Return the entries below verbatim. Pictures stay out.

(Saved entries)
****************

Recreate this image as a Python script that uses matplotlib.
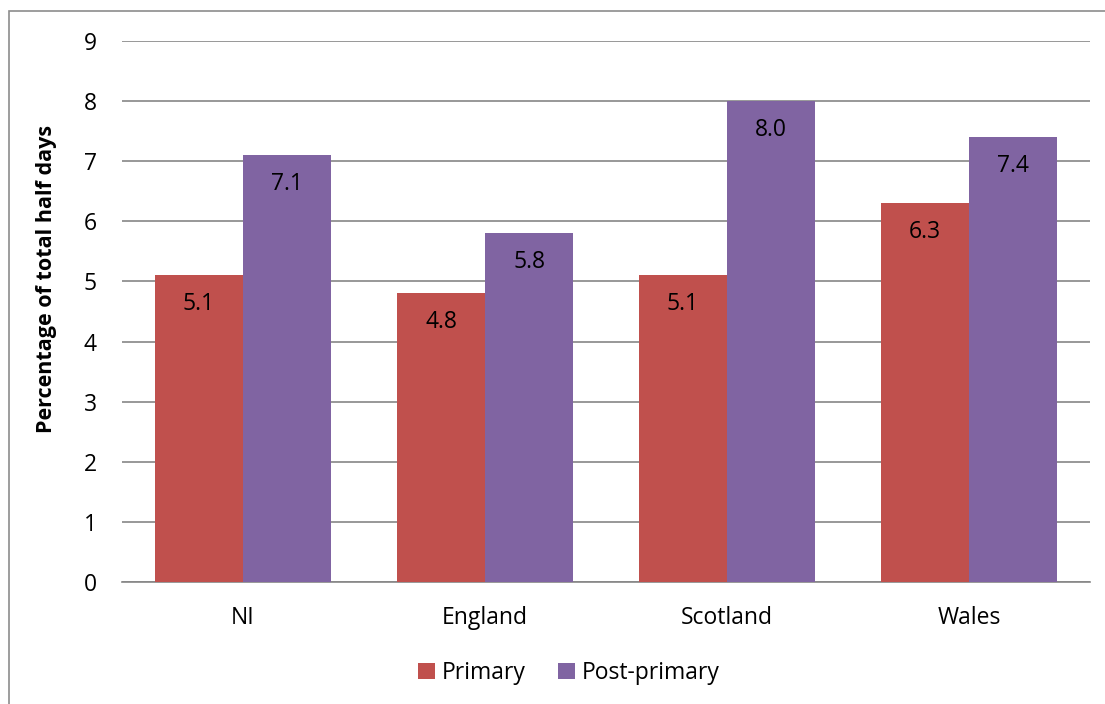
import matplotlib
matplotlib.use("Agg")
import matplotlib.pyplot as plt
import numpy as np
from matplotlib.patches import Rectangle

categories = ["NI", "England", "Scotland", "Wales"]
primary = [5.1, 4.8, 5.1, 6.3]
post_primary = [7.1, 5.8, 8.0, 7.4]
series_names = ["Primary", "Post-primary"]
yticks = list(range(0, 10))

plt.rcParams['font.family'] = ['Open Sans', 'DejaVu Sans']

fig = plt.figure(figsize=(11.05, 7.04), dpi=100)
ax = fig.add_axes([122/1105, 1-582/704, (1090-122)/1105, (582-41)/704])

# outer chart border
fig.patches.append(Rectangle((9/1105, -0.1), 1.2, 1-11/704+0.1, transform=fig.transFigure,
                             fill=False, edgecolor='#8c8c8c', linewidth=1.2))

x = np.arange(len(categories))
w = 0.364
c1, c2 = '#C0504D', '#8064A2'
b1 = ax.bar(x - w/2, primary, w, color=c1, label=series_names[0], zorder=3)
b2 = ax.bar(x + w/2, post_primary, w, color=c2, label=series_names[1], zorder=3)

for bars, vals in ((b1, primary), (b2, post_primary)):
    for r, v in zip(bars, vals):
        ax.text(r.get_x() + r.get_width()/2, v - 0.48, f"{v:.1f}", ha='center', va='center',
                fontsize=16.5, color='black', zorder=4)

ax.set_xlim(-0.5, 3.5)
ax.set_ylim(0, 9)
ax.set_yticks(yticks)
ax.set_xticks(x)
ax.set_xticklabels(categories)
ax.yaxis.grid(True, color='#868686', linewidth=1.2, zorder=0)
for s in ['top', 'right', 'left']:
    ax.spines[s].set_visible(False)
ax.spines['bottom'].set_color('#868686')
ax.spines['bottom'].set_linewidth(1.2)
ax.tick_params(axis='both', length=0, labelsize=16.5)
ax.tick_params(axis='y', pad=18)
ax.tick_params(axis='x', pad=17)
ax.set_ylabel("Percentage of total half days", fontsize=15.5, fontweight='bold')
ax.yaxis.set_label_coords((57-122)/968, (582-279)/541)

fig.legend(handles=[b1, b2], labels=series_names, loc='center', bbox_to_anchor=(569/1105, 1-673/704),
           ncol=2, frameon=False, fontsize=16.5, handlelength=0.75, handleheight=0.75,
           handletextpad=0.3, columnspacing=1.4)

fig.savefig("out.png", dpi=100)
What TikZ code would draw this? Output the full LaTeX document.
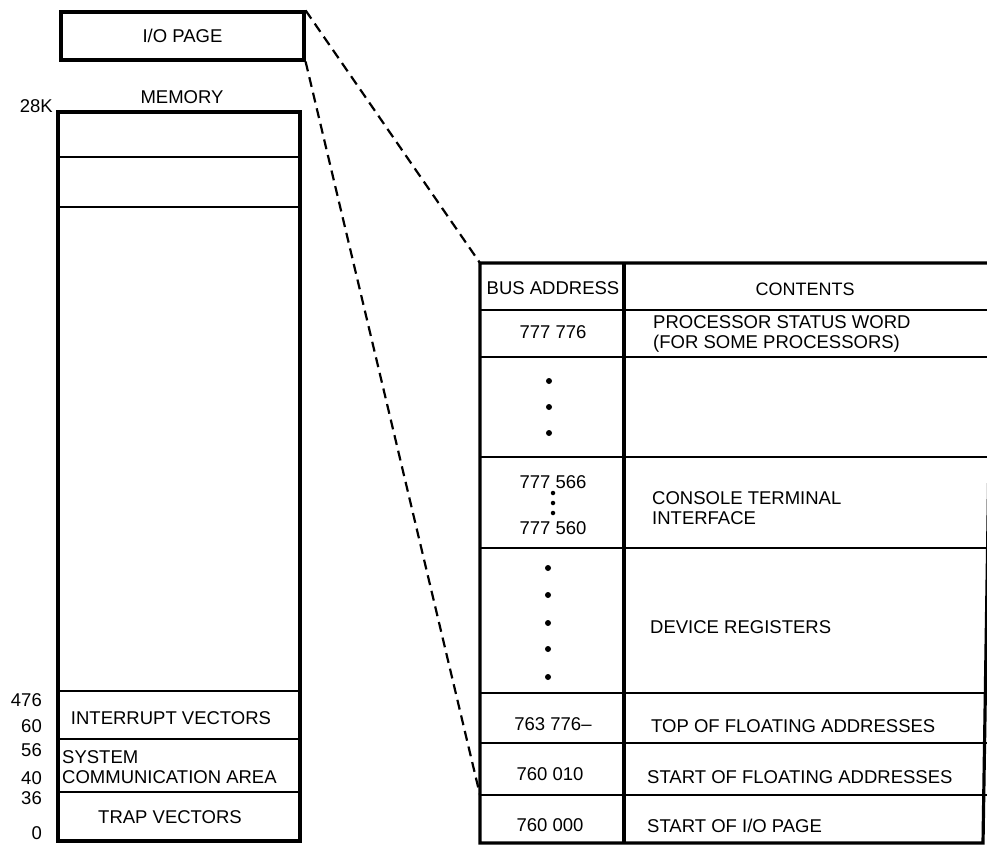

****************

• Complete answer:
Recreate this image as a Python script that uses matplotlib.
import matplotlib
matplotlib.use("Agg")
import matplotlib.pyplot as plt
import numpy as np
from matplotlib.patches import Rectangle

categories = ["NI", "England", "Scotland", "Wales"]
primary = [5.1, 4.8, 5.1, 6.3]
post_primary = [7.1, 5.8, 8.0, 7.4]
series_names = ["Primary", "Post-primary"]
yticks = list(range(0, 10))

plt.rcParams['font.family'] = ['Open Sans', 'DejaVu Sans']

fig = plt.figure(figsize=(11.05, 7.04), dpi=100)
ax = fig.add_axes([122/1105, 1-582/704, (1090-122)/1105, (582-41)/704])

# outer chart border
fig.patches.append(Rectangle((9/1105, -0.1), 1.2, 1-11/704+0.1, transform=fig.transFigure,
                             fill=False, edgecolor='#8c8c8c', linewidth=1.2))

x = np.arange(len(categories))
w = 0.364
c1, c2 = '#C0504D', '#8064A2'
b1 = ax.bar(x - w/2, primary, w, color=c1, label=series_names[0], zorder=3)
b2 = ax.bar(x + w/2, post_primary, w, color=c2, label=series_names[1], zorder=3)

for bars, vals in ((b1, primary), (b2, post_primary)):
    for r, v in zip(bars, vals):
        ax.text(r.get_x() + r.get_width()/2, v - 0.48, f"{v:.1f}", ha='center', va='center',
                fontsize=16.5, color='black', zorder=4)

ax.set_xlim(-0.5, 3.5)
ax.set_ylim(0, 9)
ax.set_yticks(yticks)
ax.set_xticks(x)
ax.set_xticklabels(categories)
ax.yaxis.grid(True, color='#868686', linewidth=1.2, zorder=0)
for s in ['top', 'right', 'left']:
    ax.spines[s].set_visible(False)
ax.spines['bottom'].set_color('#868686')
ax.spines['bottom'].set_linewidth(1.2)
ax.tick_params(axis='both', length=0, labelsize=16.5)
ax.tick_params(axis='y', pad=18)
ax.tick_params(axis='x', pad=17)
ax.set_ylabel("Percentage of total half days", fontsize=15.5, fontweight='bold')
ax.yaxis.set_label_coords((57-122)/968, (582-279)/541)

fig.legend(handles=[b1, b2], labels=series_names, loc='center', bbox_to_anchor=(569/1105, 1-673/704),
           ncol=2, frameon=False, fontsize=16.5, handlelength=0.75, handleheight=0.75,
           handletextpad=0.3, columnspacing=1.4)

fig.savefig("out.png", dpi=100)
What TikZ code would draw this? Output the full LaTeX document.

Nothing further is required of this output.